THEATER IMMERSION TRAINING

BY Karen Bradshaw, First Army Public Affairs staff.

Army News Service, Nov. 2, 2004 - “Train as you would fight” has long been an axiom in the Army and First Army plans to improve the training of its Soldiers to realistically reflect they are warriors first.

Lt. Gen. Russell L. Honoré, commanding general First U.S. Army, shared that training vision with leaders at the First U.S. Army Commander's Conference at Atlanta in mid-October.

“We are in a war with no rear areas or front lines,” Honoré said. “We have to instill the Warrior Ethos into the mobilized Soldiers we train. Every Soldier must be able to function as an Infantryman. Soldiers must have tough, realistic, hands-on, repetitive training until their response is intuitive.”

He aims to accomplish this with what he calls “theater immersion” training. “When Soldiers get off the bus at the mobilization station, they must feel they have arrived in Iraq or Afghanistan,” Honoré said.

Instead of living in a normal garrison environment, Soldiers will see concertina wire, entry control points, and guard towers to simulate the Forward Operating Base environment.

“In an FOB, small unit leaders not only train on theater-specific tasks,” Honoré said, “they have an opportunity to exercise their troop-leading procedures and basic discipline on a continuous basis.”

Since time is limited at the mobilization station, immediately immersing Soldiers into a replicated combat zone enables focused training 24-hours-a-day, and retraining can take place as needed.

“We can repeatedly train Soldiers on multiple tasks. For example, a single simulated mortar attack trains react to indirect fire, casualty evacuation procedures and 9-line MEDEVAC, damage assessment, counter-battery fire and many other procedures they might never get the chance to practice more than once,” said Col. Christian de Graf, 2nd Brigade commander, 87th Division (Training Support).

Theater immersion training also means training events can occur when least expected.

“In Iraq, a mortar or an IED can hit at anytime — not just during scheduled training periods. We can train the Soldiers the way they will fight and the theater immersion concept allows us to do that,” said Col. Daniel Zajac, 3rd Brigade commander, 87th Division. “The standard for how we train Soldiers comes from the theater. We are constantly adjusting our training based on current operations in theater. The theater immersion concept provides the flexibility to do that real time.”
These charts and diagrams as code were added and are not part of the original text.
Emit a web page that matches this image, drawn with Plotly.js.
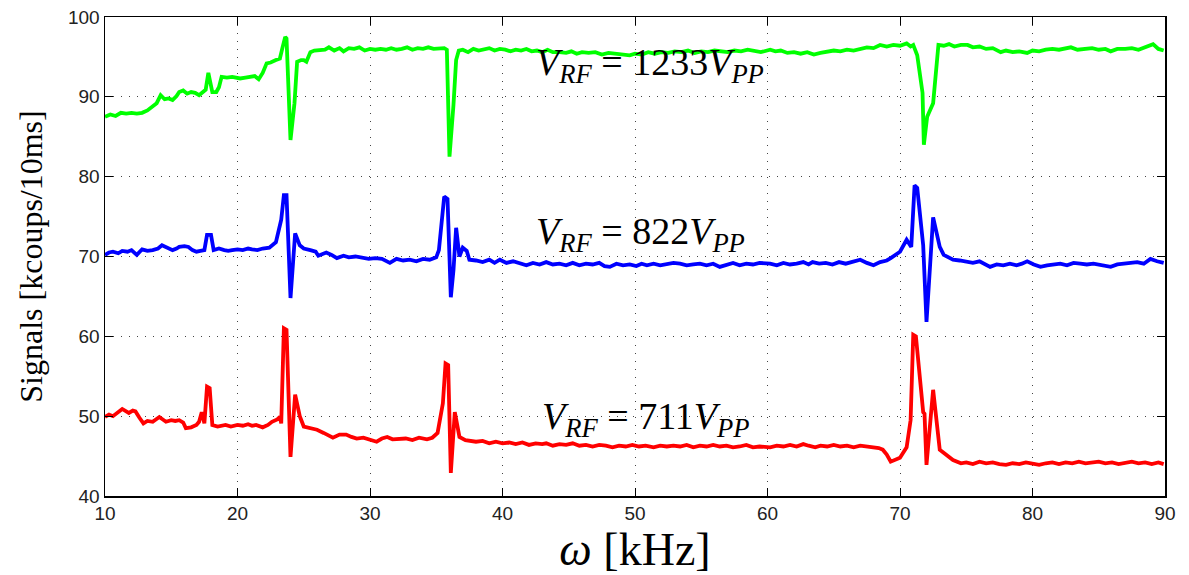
<!DOCTYPE html>
<html>
<head>
<meta charset="utf-8">
<script src="https://cdn.plot.ly/plotly-3.0.1.min.js"></script>
<style>html,body{margin:0;padding:0;background:#fff;}#chart{width:1189px;height:575px;}</style>
</head>
<body>
<div id="chart"></div>
<script>
// Green: V_RF = 1233 V_PP
const greenX = [10.0,10.4,10.8,11.2,11.6,12.0,12.4,12.8,13.2,13.6,13.9,14.2,14.5,14.8,15.1,15.4,15.6,15.9,16.2,16.5,16.8,17.1,17.4,17.6,17.8,17.95,18.1,18.4,18.6,18.8,19.2,19.6,19.9,20.2,20.6,21.0,21.3,21.6,21.9,22.2,22.5,22.9,23.2,23.4,23.6,23.7,23.85,24.0,24.3,24.5,24.8,25.0,25.2,25.5,25.8,26.2,26.6,26.9,27.3,27.7,28.0,28.4,28.8,29.2,29.6,30.0,30.4,30.8,31.2,31.6,32.0,32.4,32.8,33.2,33.6,34.0,34.4,34.8,35.2,35.6,35.8,36.0,36.3,36.5,36.7,37.0,37.4,37.8,38.2,38.6,39.0,39.4,39.8,40.2,40.6,41.0,41.4,41.8,42.2,42.6,43.0,43.4,43.8,44.3,44.8,45.2,45.6,46.0,46.5,47.0,47.5,48.0,48.5,49.0,49.6,50.0,50.5,51.0,51.5,52.0,52.5,53.0,53.5,54.0,54.5,55.0,55.5,56.0,56.5,57.0,57.5,58.0,58.5,59.0,59.5,60.2,60.6,61.0,61.5,62.0,62.5,63.0,63.5,64.0,64.5,65.0,65.5,66.0,66.5,67.0,67.5,68.0,68.5,69.0,69.5,70.0,70.5,70.8,71.0,71.3,71.7,71.8,72.05,72.5,72.9,73.3,73.7,74.1,74.6,75.1,75.5,76.0,76.5,77.0,77.6,78.0,78.5,79.0,79.6,80.0,80.5,81.0,81.5,82.0,82.5,82.9,83.4,84.0,84.5,85.0,85.5,85.9,86.4,87.0,87.5,88.0,88.5,89.1,89.5,89.9];
const greenY = [87.5,87.8,87.6,88.0,87.9,88.0,87.9,88.0,88.3,88.8,89.2,90.2,89.7,89.8,89.6,90.1,90.6,90.8,90.4,90.6,90.5,90.2,90.7,90.9,93.0,92.0,90.6,90.6,91.2,92.5,92.4,92.5,92.4,92.3,92.4,92.5,92.6,92.2,93.0,94.2,94.3,94.6,94.8,96.2,97.5,97.3,91.0,84.6,89.2,94.4,94.6,94.6,94.4,95.6,95.8,95.8,95.9,96.2,95.8,96.1,95.7,96.1,96.0,96.2,95.8,96.0,95.9,96.0,95.9,96.1,95.9,96.0,96.2,95.9,96.1,96.0,96.2,96.0,96.1,96.1,95.9,82.5,89.0,94.6,95.8,95.9,95.6,96.0,95.8,95.9,96.1,95.8,96.0,95.9,95.7,95.9,95.8,96.0,95.7,95.8,95.6,95.9,95.6,95.6,95.5,95.7,95.4,95.6,95.5,95.6,95.3,95.5,95.4,95.3,95.2,95.4,95.3,95.6,95.4,95.6,95.5,95.7,95.6,95.8,95.5,95.7,95.6,95.8,95.7,95.6,95.8,95.7,95.9,95.7,95.6,95.9,95.7,95.8,95.5,95.6,95.4,95.6,95.3,95.5,95.6,95.8,95.7,95.9,95.8,96.0,96.2,96.1,96.5,96.3,96.5,96.4,96.7,96.3,96.5,95.2,90.5,84.0,87.5,89.2,96.5,96.4,96.6,96.3,96.5,96.5,96.2,96.3,96.0,96.1,95.6,95.8,95.6,95.7,95.5,95.8,95.7,95.9,96.0,95.9,96.1,96.2,95.9,96.0,96.1,95.9,96.0,95.7,96.0,96.0,96.1,95.9,96.2,96.6,96.0,95.8];

// Blue: V_RF = 822 V_PP
const blueX = [10.0,10.3,10.6,11.0,11.3,11.7,12.0,12.4,12.8,13.2,13.6,14.0,14.3,14.7,15.1,15.4,15.6,16.0,16.3,16.6,16.9,17.2,17.5,17.7,18.0,18.2,18.6,19.0,19.3,19.6,20.0,20.4,20.8,21.1,21.5,21.9,22.4,22.9,23.3,23.5,23.7,24.0,24.35,24.7,25.0,25.5,25.9,26.1,26.4,26.7,27.1,27.5,28.0,28.4,28.9,29.4,29.9,30.4,30.9,31.5,32.0,32.5,33.0,33.5,34.0,34.5,35.0,35.2,35.6,35.85,36.1,36.3,36.5,36.75,37.0,37.3,37.5,38.0,38.5,39.0,39.4,39.8,40.3,40.8,41.3,41.8,42.3,42.8,43.3,43.8,44.3,44.8,45.3,45.8,46.3,46.8,47.3,47.7,48.1,48.6,49.1,49.6,50.1,50.5,50.9,51.4,51.9,52.4,52.9,53.4,53.9,54.4,54.9,55.4,55.9,56.4,56.9,57.4,57.9,58.4,58.9,59.4,60.2,60.7,61.2,61.7,62.2,62.7,63.1,63.4,63.9,64.4,64.9,65.4,65.9,66.4,67.0,67.5,68.0,68.5,69.0,69.3,70.0,70.5,70.85,71.1,71.3,71.75,72.0,72.5,73.0,73.3,73.6,74.0,74.5,75.0,75.5,76.0,76.4,76.8,77.3,77.8,78.3,78.8,79.2,79.6,80.1,80.6,81.1,81.6,82.1,82.6,83.1,83.6,84.1,84.6,85.1,85.5,85.9,86.4,86.9,87.4,87.9,88.4,88.9,89.4,89.9];
const blueY = [70.2,70.5,70.6,70.4,70.7,70.6,70.8,70.2,70.9,70.7,70.8,71.0,71.4,71.1,70.8,71.0,71.2,71.3,71.2,70.8,70.6,70.7,70.8,72.7,72.7,70.8,71.0,70.8,70.7,70.8,70.9,70.8,71.0,70.9,70.8,71.0,71.1,71.8,74.6,77.7,77.7,64.8,72.9,71.4,71.0,70.8,70.6,70.1,70.3,70.5,70.2,69.8,70.1,69.9,70.0,69.8,69.7,69.8,69.7,69.2,69.7,69.5,69.6,69.4,69.7,69.6,69.9,70.8,77.5,77.2,64.9,68.3,73.6,70.0,71.1,70.7,69.6,69.5,69.3,69.6,69.2,69.6,69.2,69.4,69.1,68.9,69.2,69.0,69.3,69.0,69.1,68.9,69.2,68.9,69.1,69.0,69.2,68.8,68.7,69.1,68.9,69.0,68.8,69.1,68.9,69.1,68.9,69.0,69.2,69.1,68.9,69.0,69.1,68.9,69.1,68.7,69.0,69.2,68.9,69.1,69.0,69.2,69.1,68.9,69.2,69.0,69.1,69.3,69.0,69.3,69.1,69.2,69.0,69.3,69.1,69.3,69.6,69.2,68.9,69.3,69.5,69.8,70.6,72.1,71.2,78.9,78.6,71.4,61.8,74.9,71.2,70.2,69.9,69.6,69.5,69.3,69.2,69.4,69.1,68.7,69.0,68.9,69.1,68.9,69.1,69.4,69.0,68.7,68.9,69.0,69.1,68.9,69.2,69.1,69.0,69.1,68.9,68.8,68.7,69.0,69.1,69.2,69.3,69.1,69.7,69.4,69.2];

// Red: V_RF = 711 V_PP
const redX = [10.0,10.3,10.6,10.9,11.3,11.6,11.8,12.1,12.3,12.6,12.9,13.2,13.6,14.1,14.4,14.6,15.0,15.3,15.6,15.9,16.1,16.5,16.9,17.1,17.3,17.5,17.7,17.9,18.1,18.5,19.1,19.5,20.0,20.4,20.8,21.1,21.4,21.9,22.3,22.6,23.0,23.2,23.3,23.5,23.7,24.0,24.35,24.7,25.0,25.6,26.0,26.5,27.2,27.7,28.2,28.6,29.0,29.5,30.0,30.5,30.9,31.3,31.7,32.2,32.7,33.2,33.7,34.3,34.7,35.1,35.3,35.5,35.7,35.9,36.1,36.4,36.75,37.2,38.0,38.5,39.0,39.5,40.0,40.5,41.0,41.5,42.0,42.5,43.0,43.3,43.8,44.3,44.8,45.3,45.8,46.3,46.8,47.3,47.8,48.3,48.8,49.3,49.8,50.3,50.8,51.4,51.9,52.4,52.9,53.4,53.9,54.4,54.9,55.4,55.9,56.4,56.9,57.4,57.9,58.4,58.9,59.4,60.2,60.7,61.2,61.7,62.2,62.7,63.1,63.6,64.0,64.5,65.0,65.5,66.0,66.5,67.0,67.5,68.0,68.4,68.7,69.0,69.3,69.7,70.0,70.5,70.8,71.0,71.2,71.75,71.85,72.0,72.5,73.0,73.3,73.6,74.0,74.6,75.0,75.5,76.0,76.5,77.0,77.5,78.0,78.5,79.0,79.5,80.0,80.5,81.0,81.5,82.0,82.5,83.0,83.5,84.0,84.5,85.0,85.5,86.0,86.5,87.0,87.5,88.0,88.5,89.0,89.5,89.9];
const redY = [49.9,50.2,50.0,50.4,50.9,50.6,50.4,50.7,50.6,49.8,49.1,49.4,49.3,49.9,49.5,49.3,49.5,49.4,49.5,49.2,48.5,48.6,48.9,49.3,50.5,49.1,53.7,53.5,48.9,48.7,48.9,48.7,48.9,48.8,49.0,48.8,48.9,48.6,48.9,49.3,49.6,49.9,49.1,61.0,60.8,44.9,52.7,50.0,48.7,48.5,48.3,47.9,47.3,47.7,47.7,47.4,47.2,47.3,47.1,46.8,47.2,47.4,47.1,47.1,47.2,47.0,47.3,47.1,47.3,47.9,49.5,51.6,56.6,56.4,42.9,50.5,47.4,47.0,46.8,46.9,46.6,46.8,46.6,46.7,46.5,46.7,46.4,46.6,46.5,46.6,46.3,46.5,46.4,46.6,46.3,46.4,46.2,46.4,46.3,46.1,46.3,46.2,46.4,46.2,46.3,46.1,46.3,46.2,46.3,46.2,46.4,46.1,46.3,46.2,46.4,46.2,46.3,46.1,46.2,46.4,46.1,46.2,46.1,46.3,46.2,46.4,46.2,46.5,46.3,46.1,46.3,46.2,46.4,46.2,46.3,46.1,46.3,46.2,46.1,46.0,45.8,45.2,44.3,44.6,44.8,46.1,49.5,60.2,60.0,50.5,50.3,43.9,53.3,45.8,45.4,44.9,44.5,44.1,44.2,44.0,44.3,44.1,44.2,44.0,43.9,44.1,44.0,44.2,44.1,43.9,44.1,44.2,44.0,44.2,44.1,44.3,44.1,44.2,44.3,44.1,44.2,44.0,44.2,44.3,44.1,44.2,44.0,44.2,44.0];

const xTicks = [10,20,30,40,50,60,70,80,90];
const yTicks = [40,50,60,70,80,90,100];
const labels = [
  {x: 51.1, y: 94.0, v: '1233'},
  {x: 50.4, y: 72.8, v: '822'},
  {x: 50.8, y: 49.7, v: '711'}
];

const traces = [
  {x: greenX, y: greenY, color: '#00ff00'},
  {x: blueX, y: blueY, color: '#0000ff'},
  {x: redX, y: redY, color: '#ff0000'}
].map(s => ({x: s.x, y: s.y, type: 'scatter', mode: 'lines', line: {color: s.color, width: 3.8}, hoverinfo: 'skip'}));

const serif = '"Liberation Serif", "DejaVu Serif", serif';
const tickFont = {family: '"Liberation Sans Narrow", "Liberation Sans", sans-serif', size: 19, color: '#222'};

const axisCommon = {
  showline: true, linecolor: '#000', linewidth: 1.5, mirror: 'ticks',
  ticks: 'inside', ticklen: 8, tickcolor: '#000', tickwidth: 1,
  showgrid: true, gridcolor: '#444', griddash: '1px,7px', gridwidth: 1,
  zeroline: false, tickfont: tickFont, fixedrange: true
};

const layout = {
  width: 1189, height: 575,
  margin: {l: 105, r: 24, t: 17, b: 79},
  paper_bgcolor: '#fff', plot_bgcolor: '#fff',
  showlegend: false,
  xaxis: Object.assign({}, axisCommon, {
    range: [10, 90], tickvals: xTicks, ticktext: xTicks.map(String),
    title: {text: '<i>ω</i> [kHz]', font: {family: serif, size: 46, color: '#000'}, standoff: 2}
  }),
  yaxis: Object.assign({}, axisCommon, {
    range: [40, 100], tickvals: yTicks, ticktext: yTicks.map(String),
    title: {text: 'Signals [kcoups/10ms]', font: {family: serif, size: 32, color: '#000'}, standoff: 16}
  }),
  annotations: labels.map(a => ({
    x: a.x, y: a.y, xref: 'x', yref: 'y', showarrow: false,
    text: '<i>V</i><sub><i>RF</i></sub> = ' + a.v + '<i>V</i><sub><i>PP</i></sub>',
    font: {family: serif, size: 38, color: '#000'}
  }))
};

Plotly.newPlot('chart', traces, layout, {displayModeBar: false, staticPlot: true});
</script>
</body>
</html>
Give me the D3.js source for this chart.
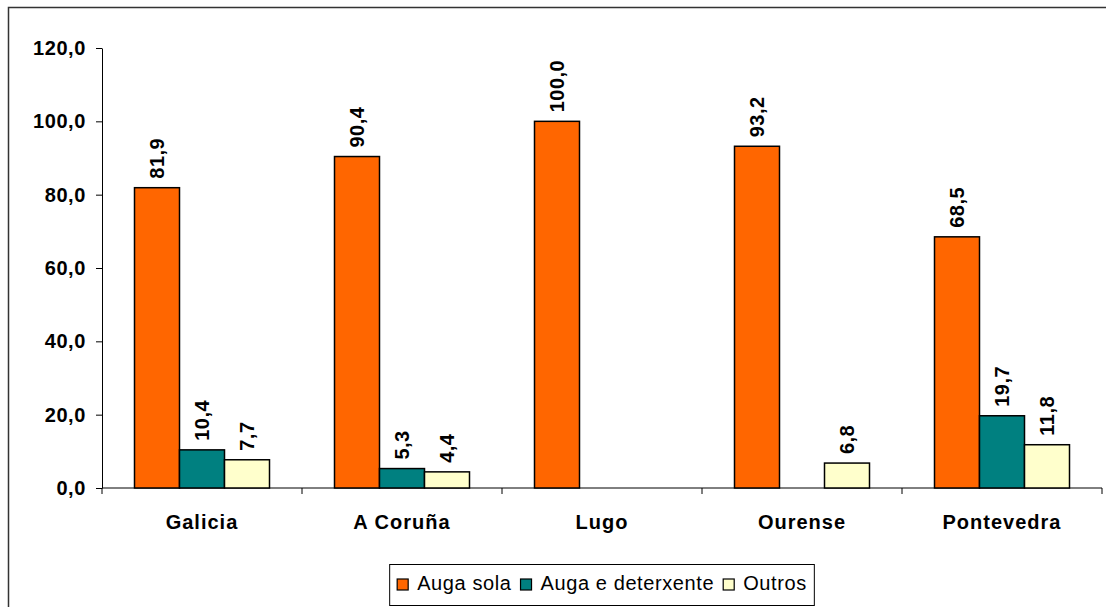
<!DOCTYPE html>
<html>
<head>
<meta charset="utf-8">
<script src="https://cdn.jsdelivr.net/npm/d3@7"></script>
<style>
  html, body { margin: 0; padding: 0; background: #fff; }
  svg { display: block; font-family: "Liberation Sans", Arial, sans-serif; }
</style>
</head>
<body>
<div id="chart"></div>
<script>
const categories = ["Galicia", "A Coruña", "Lugo", "Ourense", "Pontevedra"];
const seriesNames = ["Auga sola", "Auga e deterxente", "Outros"];
const augaSola = [81.9, 90.4, 100.0, 93.2, 68.5];
const augaDeterxente = [10.4, 5.3, null, null, 19.7];
const outros = [7.7, 4.4, null, 6.8, 11.8];
const seriesColors = ["#FF6600", "#008080", "#FFFFCC"];
const yTicks = [0, 20, 40, 60, 80, 100, 120];

const width = 1106, height = 607;
const margin = { top: 48, right: 4, bottom: 119, left: 102 };

const seriesValues = [augaSola, augaDeterxente, outros];
const fmt = v => d3.format(".1f")(v).replace(".", ",");

const svg = d3.select("#chart").append("svg")
    .attr("width", width)
    .attr("height", height);

// outer chart frame (runs off the right/bottom edge)
svg.append("rect")
    .attr("x", 8.5).attr("y", 7.5)
    .attr("width", 1110).attr("height", 620)
    .attr("fill", "none")
    .attr("stroke", "#333")
    .attr("stroke-width", 1.5);

const x0 = d3.scaleBand()
    .domain(categories)
    .range([margin.left, width - margin.right])
    .paddingInner(0.325)
    .paddingOuter(0.1625);

const x1 = d3.scaleBand()
    .domain(seriesNames)
    .range([0, x0.bandwidth()]);

const y = d3.scaleLinear()
    .domain([0, 120])
    .range([height - margin.bottom, margin.top]);

// y axis
const yAxis = svg.append("g")
    .attr("transform", `translate(${margin.left},0)`)
    .call(d3.axisLeft(y).tickValues(yTicks).tickFormat(fmt).tickSizeInner(6).tickSizeOuter(0).tickPadding(10));
yAxis.select(".domain").attr("stroke", "#000");
yAxis.selectAll(".tick line").attr("stroke", "#000");
yAxis.selectAll("text")
    .attr("fill", "#000")
    .style("font-size", "20px")
    .style("font-weight", "bold")
    .style("letter-spacing", "0.6px");

// category axis with boundary ticks
const catEdges = categories.map(c => x0(c) - x0.step() * x0.paddingOuter()).concat([width - margin.right]);
const xg = svg.append("g");
xg.append("line")
    .attr("x1", margin.left).attr("x2", width - margin.right)
    .attr("y1", y(0)).attr("y2", y(0))
    .attr("stroke", "#000");
xg.selectAll("line.tk").data(catEdges).join("line")
    .attr("class", "tk")
    .attr("x1", d => d).attr("x2", d => d)
    .attr("y1", y(0)).attr("y2", y(0) + 6)
    .attr("stroke", "#000");
xg.selectAll("text").data(categories).join("text")
    .attr("x", d => x0(d) + x0.bandwidth() / 2)
    .attr("y", y(0) + 41)
    .attr("text-anchor", "middle")
    .style("font-size", "20px")
    .style("font-weight", "bold")
    .style("letter-spacing", "1px")
    .text(d => d);

// bars
const bars = [];
categories.forEach((c, i) => {
  seriesNames.forEach((s, j) => {
    const v = seriesValues[j][i];
    if (v != null) bars.push({ cat: c, series: s, value: v, color: seriesColors[j] });
  });
});

const bg = svg.append("g");
bg.selectAll("rect").data(bars).join("rect")
    .attr("x", d => x0(d.cat) + x1(d.series))
    .attr("y", d => y(d.value))
    .attr("width", x1.bandwidth())
    .attr("height", d => y(0) - y(d.value))
    .attr("fill", d => d.color)
    .attr("stroke", "#000")
    .attr("stroke-width", 1.5);

bg.selectAll("text").data(bars).join("text")
    .attr("transform", d => `translate(${x0(d.cat) + x1(d.series) + x1.bandwidth() / 2 + 7},${y(d.value) - 9}) rotate(-90)`)
    .attr("text-anchor", "start")
    .style("font-size", "20px")
    .style("font-weight", "bold")
    .style("letter-spacing", "0.5px")
    .text(d => fmt(d.value));

// legend
const lg = svg.append("g");
const items = lg.selectAll("g").data(seriesNames).join("g");
items.append("rect")
    .attr("width", 11).attr("height", 11)
    .attr("y", -11)
    .attr("fill", (d, i) => seriesColors[i])
    .attr("stroke", "#000")
    .attr("stroke-width", 1.2);
items.append("text")
    .attr("x", 20)
    .attr("y", 0)
    .style("font-size", "20px")
    .style("letter-spacing", "0.6px")
    .text(d => d);

let cx = 0;
const offs = [];
items.each(function () {
  offs.push(cx);
  const w = 20 + d3.select(this).select("text").node().getComputedTextLength();
  cx += w + 9;
});
const legendW = cx - 9;
const legendCenter = (margin.left + width - margin.right) / 2;
const lx = legendCenter - legendW / 2;
items.attr("transform", (d, i) => `translate(${lx + offs[i]},${590})`);
lg.insert("rect", ":first-child")
    .attr("x", lx - 7.5).attr("y", 564.5)
    .attr("width", legendW + 15).attr("height", 41)
    .attr("fill", "#fff")
    .attr("stroke", "#000")
    .attr("stroke-width", 1);
</script>
</body>
</html>
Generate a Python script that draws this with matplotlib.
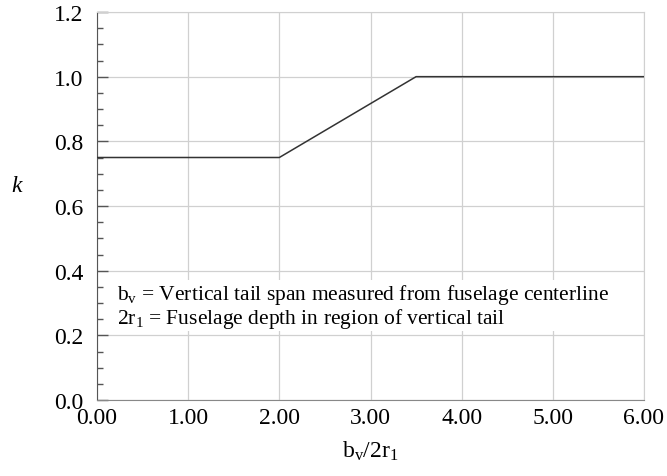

The new training method will also allow leaders to more easily adjust
training as needed.

“Theater immersion is a dynamic training approach that gives us greater flexibility to train Soldiers. With theater immersion we can create more events, longer events, ramp up the volume or turn it down based on the training needs of Soldiers and units,” said Col. Al Jones, First U.S. Army deputy chief of staff for Operations. “Our goal is that Soldiers respond to threats intuitively, regardless of the situation in which they might find themselves.”

“We have a non-negotiable contract with the American people to prepare her sons and daughters for war,” Honoré said. “We must use imagination and innovation to do this better than we ever have before. We can not, we will not fail in this task.”